Why is Gauss's law used to calculate electric field only for "infinite" cases such as an infinite sheet, infinite wire, etc.? Why does the equation of calculating electric field near an "infinitely" non conductor charged sheet which is equal to $\sigma/2 \epsilon$ not work for finite sheet (with uniformly charge distribution)?Likewise why we do not use Gauss's law to compute electric field near an "finitely" long wire instead of an infinite wire?(Above description only for the view of my 12th class textbook,l don't know about any higher study book which may compute the electric field near a finite object using Gauss's law and advanced Calculus).[1]: https://i.stack.imgur.com/X9rd9.jpg
Asked
Active
Viewed 1,794 times
0
-
Formulas for infinite cases are derived from finite cases, usually by integrating from $-\infty$ to $\infty$. Infinite cases are generally helpful to consider since they can provide good approximations for very large (comparatively) finite sheets, wires, etc. – zh1 Aug 27 '16 at 19:55
-
3@zhutchens1 Infinite objects are considered because you can get the exact solution from symmetry arguments (i.e. you avoid doing the integral entirely). – DanielSank Aug 27 '16 at 20:30
-
@DanielSank is correct. The question is about Gauss' Law. However I'll note that another one of Maxwell's equations, Ampere's Law, gives incorrect results when applied to some finite systems, particularly a finite-length wire. – garyp Aug 27 '16 at 21:34
-
The only in your question is puzzling. For example: The electric field of a sphere of uniform charge density and total charge charge Q can be obtained by applying Gauss' law – Alfred Centauri Aug 27 '16 at 22:23
-
@garyp Is there a glaring case where the infinite case doesn't approximate well any finite system? One example I can think of but isn't quite satisfying is the field inside an extremely large charged sphere of radius $R \lt \infty$ . If it is only extremely large, Gauss law yields that $|\vec E| \propto r$. However, for infinitely large spheres, $|\vec E| = 0$, by symmetry. The worst case error from the "infinitely large" approximation is thus catastrophically $\propto R$. – Real Aug 28 '16 at 03:53
-
@garyp just to nitpick on phrasing, the Maxwell-Ampere law is always true, but when it's applied incorrectly it can give incorrect results. – Aug 28 '16 at 04:03
-
The basic answer, why we do not use gauss's law for finite distributions, is because of the lack of symmetry needed to use the flux equations efficiently. One can definitely use gauss law in this case too. But you would have to know what the field is at each point in space. You can see that it wont be very easy to do that. – Lelouch Aug 28 '16 at 04:34
-
What do you mean by lack of symmetry in the case of "finite" charged distribution?Please explain in detail. – Abu sayed Aug 28 '16 at 06:06
1 Answers
1
Infinite regions are often easy to cope with owing to the high degree of symmetry an infinite region can allow. As such, they serve as excellent teaching examples because their analysis requires a keen understanding of the underlying physics without the need for too much mathematical wizardry which would distract the learning effort from physics. In short, they are simple, clear, instructive examples.
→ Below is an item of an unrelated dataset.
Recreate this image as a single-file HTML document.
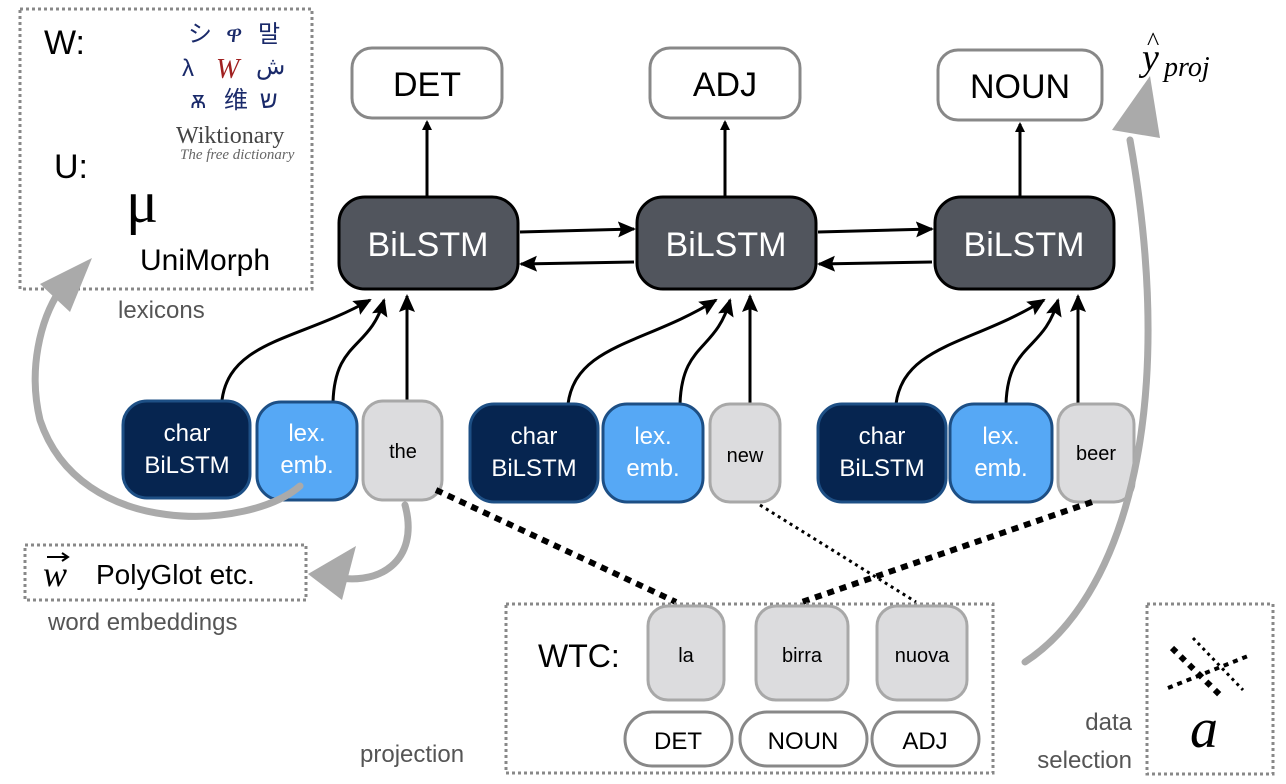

For your infinite charged sheet example, the infiniteness begets the symmetry of translation invariance in a plane. That is, suppose the sheet lies in the $x-y$ plane. Then, because the sheet never ends, the problem is exactly the same if shift the origin to anywhere within the plane. You can then begin from an assumption of the invariance to the solution to displacements in the $x-y$ plane and deduce rigorously that the electric field must be everywhere normal to the plane, but you can see this instantly intuitively too: if the field were not normal, there would need to be a preferred direction in the $x-y$ plane defined by the component of the field in the plane. Moreover, the field magnitude and direction cannot change as one moves from point to point in the plane. So you quickly deduce that the field is normal to the plane, and has a magnitude $\sigma/\epsilon$ on applying Gauss's law to the assumed normal, $x-y$ translation invariant field.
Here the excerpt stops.